How will they be paid? Will they be subject to the same coding rules we are? Will they be going to people's houses? I think these would be interesting questions, but for as much as most of us dislike "nailcare" a 11056 + 11720 currently pays over $100 for an essentially risk free encounter. I think there are a bunch of people out there adding a 99212-99213 onto essentially every visit, putting $150-200 in their pocket for each visit, and wondering why everyone is complaining about the profession. If you bill a 99213 with every 11720 you'll generate near $500 in an hour if you see 4 patients. People say on here that they don't want nailcare to be covered. My suspicion is most podiatrists would have difficulty getting patients to consistently pay what Medicare currently pays for nails/calluses. I also suspect nurses would be willing to cut nails and calluses for significantly less than we are willing to accept.

There was a PM News question posed awhile back about threats to the profession. Obviously they didn't ask about saturation, but the number one threat is payor/Medicare behavior / reductions in reimbursement. Further rate cuts. Tightening of things like 25 modifier visits. Increased penetration of HMO type Obamacare plans and Medicare Advantage plans that fraudulently deny services are terrible for us. Increased private equity penetration is also terrible for individual young podiatrists since it prevents them from ever reaching their income potential.

I had a hilariously hellish week with patients who were scheduled for surgery having acquired marketplace HMO plans that they didn't tell us about.
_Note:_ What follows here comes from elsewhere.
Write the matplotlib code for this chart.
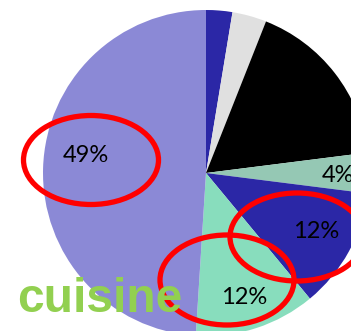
import matplotlib.pyplot as plt
from matplotlib.patches import Ellipse

# slice shares in percent, clockwise from 12 o'clock
shares = [2.6, 3.4, 17.0, 4.0, 12.0, 12.0, 49.0]
colors = ['#2B27A6', '#E0E0E0', '#000000', '#95C8B4', '#2B27A6', '#88DDBD', '#8B89D6']

# which slices get a percentage label and where (pixel coords, y from top)
label_idx = [3, 4, 5, 6]
label_pos = [(338, 175), (316, 232), (244, 297), (86, 155)]

# red highlight rings (center x, center y, width, height)
rings = [(91, 160, 135, 89), (297, 237, 134, 88), (227, 280, 134, 90)]

W, H = 351, 331
fig = plt.figure(figsize=(W/100, H/100), dpi=100)
ax = fig.add_axes([0, 0, 1, 1])

cx, cy, r = 206, 173, 163
ax.pie(shares, colors=colors, startangle=90, counterclock=False,
       center=(cx, H-cy), radius=r, frame=True,
       wedgeprops={'linewidth': 0})

for i, (x, y) in zip(label_idx, label_pos):
  ax.text(x, H-y, f'{shares[i]:.0f}%', ha='center', va='center',
          fontsize=17, family='Lato', color='black', zorder=4)

for x, y, w, h in rings:
  ax.add_patch(Ellipse((x, H-y), w, h, fill=False, edgecolor='#FF0000',
                       linewidth=3.8, zorder=5))

ax.text(17, H-312, 'cuisine', ha='left', va='baseline', fontsize=34.5,
        family='Liberation Sans', fontweight='bold', color='#92D050', zorder=6)

ax.set_xlim(0, W)
ax.set_ylim(0, H)
ax.set_aspect('auto')
ax.axis('off')

fig.savefig('out.png', dpi=100)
These aren't spouse secondaries. The patient's have BCBS PPO from work, but they acquired secondaries probably because they don't cost anything based on their income on the government market. The patients think - oh, I'll get a free secondary to cover my expenses etc. They didn't tell us they had them and then we didn't have referrals for the HMO secondary and the cases almost got or were cancelled. Even worse, the cases are now worth nothing. I had a stretch awhile back where I said - I don't seem to be experiencing the "prior authorization" / insurance denial trap game. Then I had 4 eternal MRI battles and a series of referral HMO battles. I had a patient who needed to be placed into a skilled after surgery and her MA plan strung her along and of course denied it. Feels like I'm knee deep in insurance hell.

We still have things going for us. There are insurances that make no distinctions on physician fee schedules. No one here likes the APMA but we should all be sending them a check every year for fighting off CMS's plan to create separate E&M visits for us. That would have destroyed the profession over night. We went from a massive downcoding to getting to bill 99214s for all of our sick pathetic patients.

I'm covering a lot of ground, but good luck to the nurses. They can have some dregs.